T.L. Taylor has a piece about how different social tensions and structures arise between U.S. and E.U World of Warcraft servers. This has always been what interested me in the game--I noticed early on that little things would be different whenever I visited other servers. Mostly it manifested as looting and DKP rules. The first server I played on, everybody used Blizzard's built in dice-roll mechanic. On the second server, everybody passed on loot and then rolled through the text communication interface. I got chewed out massively the first time I ran on instance on that second server, because, by the communal laws of that server, I was acting like a "loot ninja."

And the great thing about these rules is that they aren't enforced from top-down. Through some stroke of insane emergence, different people playing on materially identical servers came up with different rules to control the distribution of loot. And there are thousands of examples of this kind of thing. I think this is what Ken is getting at when he talks about "layers of fairness" in civic systems. One weakness of most writing on procedural rhetoric is that, for the sake of clarity (and maybe sanity), it tries to boil a game down to the lowest level rhetoric--like I did with this piece. But, of course, there are multiple layers of rhetoric, procedural, spatial, personal value-based, cultural. It was one of my goals in my master's thesis to begin unravelling them (for instance, using Dibbell and Bartle/Yee to expand on Gee's idea of the projective identity), but I'm certainly not there yet (as attested by the fact that I haven't yet broken up and published my thesis in journals, which I really need to get around to doing).

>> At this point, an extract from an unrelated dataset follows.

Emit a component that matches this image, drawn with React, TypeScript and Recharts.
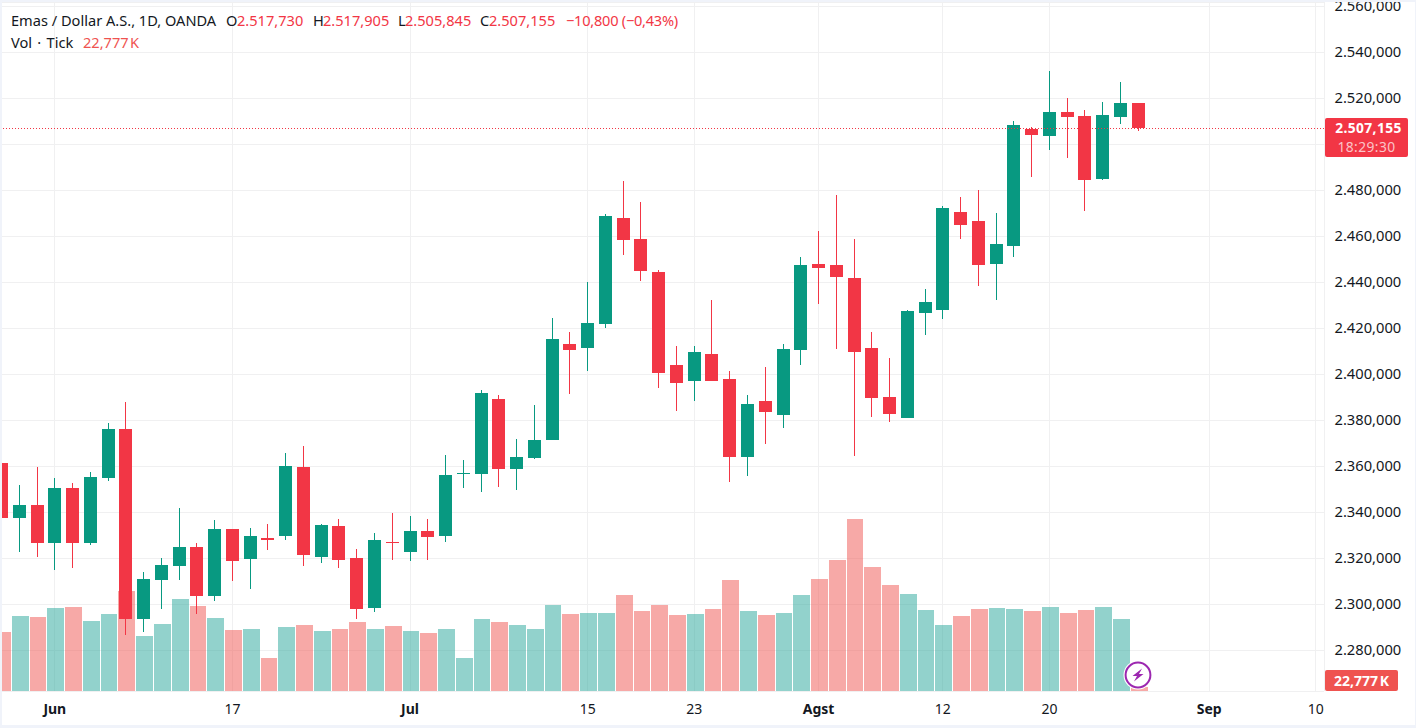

This thing about the avatar world transitioning into the Facebook world is difficult for me to judge right now. I've played some Facebook games (I even made one during an internship), and I utilized the social features, but I'm still far from understanding how these communities work, let alone being able to think meaningfully on the possibility of doing violence to others in these things.

I'm inclined to fall back on Gee here and say that this is something of a false problem. He was keen to establish that there's a projective identity in between our "real" and "virtual" identities. When we do something morally wrong in a game, it's not the virtual or real identities that are compromised, but the projective identity. It's the space where we place our real identity's aspirations for the virtual identity that we have incomplete control over. And I think the relationship between real identity and avatar and real identity and Facebook identity is more alike that we might think. My online personality is wildly different in different digital social contexts, even though all of them bear my full name. So it's hard to say what would be suffering violence or disappointment. It certainly wouldn't be my real identity.

Thanks for the thought-provoking questions, and I apologize if these answers aren't fully satisfactory!